Reestruturação de contratos
Frequentemente lemos notícias dizendo que “jogador X teve seu contrato reestruturado” para abrir espaço no salary cap de um time. Muitas vezes, é dado a entender que tal jogador aceitou uma redução salarial para ajudar sua equipe, quando, na verdade, não é isso que aconteceu. Em geral, quando falamos em reestruturação, estamos falando da transformação do salário base e/ou roster bonus daquele ano em bônus de assinatura. Com isso, o jogador ainda recebe o mesmo valor que receberia antes da reestruturação, mas esse valor passa a ser dividido entre os anos restantes de seu contrato, para fins de cálculo do salary cap.

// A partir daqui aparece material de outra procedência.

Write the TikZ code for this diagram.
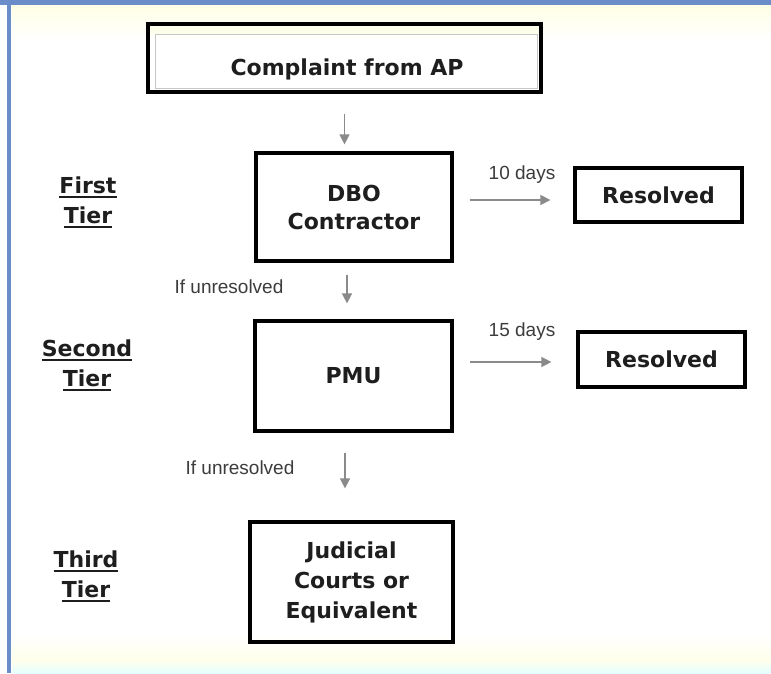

Exemplifiquemos. Suponha que o citado jogador X tenha assinado um contrato que lhe dá 1 milhão em salário base no primeiro ano, 10 milhões no segundo e mais 10 milhões no terceiro. Além disso, o contrato prevê 15 milhões em bônus de assinatura. Dessa forma, o impacto do jogador no salary cap seria de 6 milhões no primeiro ano, 15 milhões no segundo ano e mais 15 milhões no terceiro. Mas digamos que, após o primeiro ano do jogador X, seu time queira contratar o jogador Y, e precisa criar espaço no cap para isso. O que o general manager do time faz é comunicar ao jogador X que seu contrato será reestruturado, transformando os 10 milhões que ele receberia em salário base naquele ano em bônus de assinatura. Esses 10 milhões, então, são divididos pelo tempo restante no contrato de X – no caso, dois anos. O impacto do contrato de X no salary cap de sua equipe passa a ser de 10 milhões, ao invés de 15, no ano que foi reestruturado – 5 milhões do bônus de assinatura original mais 5 milhões do salário base convertido em bônus de assinatura na reestruturação. Para X, tudo o que muda é que o dinheiro que ele receberia semanalmente como salário naquela temporada, ele receberá tudo de uma vez, antes mesmo de jogar. O problema dessa manobra é que no ano seguinte o impacto do contrato de X no salary cap seria de 20 milhões – 5 do bônus original, 5 do bônus da reestruturação e 10 do salário base.
No final das contas, a reestruturação nada mais é que a velha tática de se endividar no futuro para gastar no presente.
Como analisar um contrato
Espero que nesse ponto já tenha ficado claro que é impossível analisar um contrato sabendo apenas seu valor total, sua duração e quantidade de dinheiro garantido (até porque, como vimos, os tipos de garantias variam). Para efetivamente entendermos um contrato, precisamos investigar cada tipo de pagamento envolvido nele e o que ele significa. Vamos fazer isso com o contrato de Luck, com o qual já estamos mais familiarizados:
- O contrato de Luck ultrapassa a média anual do segundo maior contrato da liga (Joe Flacco) em $2.460.667,00. Os contratos de franchise quarterbacks têm aumentado gradativamente desde 2012, quando Drew Brees e Peyton Manning redefiniram o mercado, com médias contratuais em torno de 20 milhões de dólares. O contrato de Luck segue o ritmo dos aumentos de contratos de franchise quarterbacks desde então.
- O bônus de assinatura de 32 milhões de dólares, quando analisado como porcentagem do valor total do contrato é inferior a todos os franchise quarterbacks que assinaram seus contratos após Drew Brees. São eles: Tom Brady, Matt Ryan, Cam Newton, Phillip Rivers, Eli Manning, Ben Roethlisberger, Russell Wilson, Aaron Rodgers e Joe Flacco.
- Ainda que a quantidade de dinheiro garantida pareça grande quando divulgada, a média anual de dinheiro totalmente garantido (por cap, skill, e lesão) do contrato de Luck é inferior à de Aaron Rodgers.
Há ainda o fato de que a grande duração do contrato de Luck fará com que ele seja ultrapassado por diversos outros quarterbacks antes de sua próxima renovação. Aaron Rodgers, Russel Wilson, Big Ben, Eli Manning e Phillip Rivers só estão sob contrato até 2019. E em 2020 é a vez de Cam Newton. Dada a valorização da posição, é possível até que ele já seja ultrapassado em 2018, por Matt Ryan.
Quando analisado sob a luz dessas informações, vemos que Luck assinou um contrato compatível com um jogador de seu status, que acabou sendo até mais vantajoso para Indianapolis do que para o próprio jogador.
E essa é a diferença que observamos ao analisar um contrato detalhadamente. No caso de Luck foi uma tarefa até fácil, pois, a não ser que ele se lesione gravemente, seu contrato será cumprido até o final. Mas, como foi dito no início do texto, jogadores de outras posições muitas vezes assinam contratos que eles mesmos sabem que nunca chegarão a cumprir até o final. Nesses casos, uma análise mais detalhada pode nos dar pistas muito claras das pretensões do time para com aquele atleta.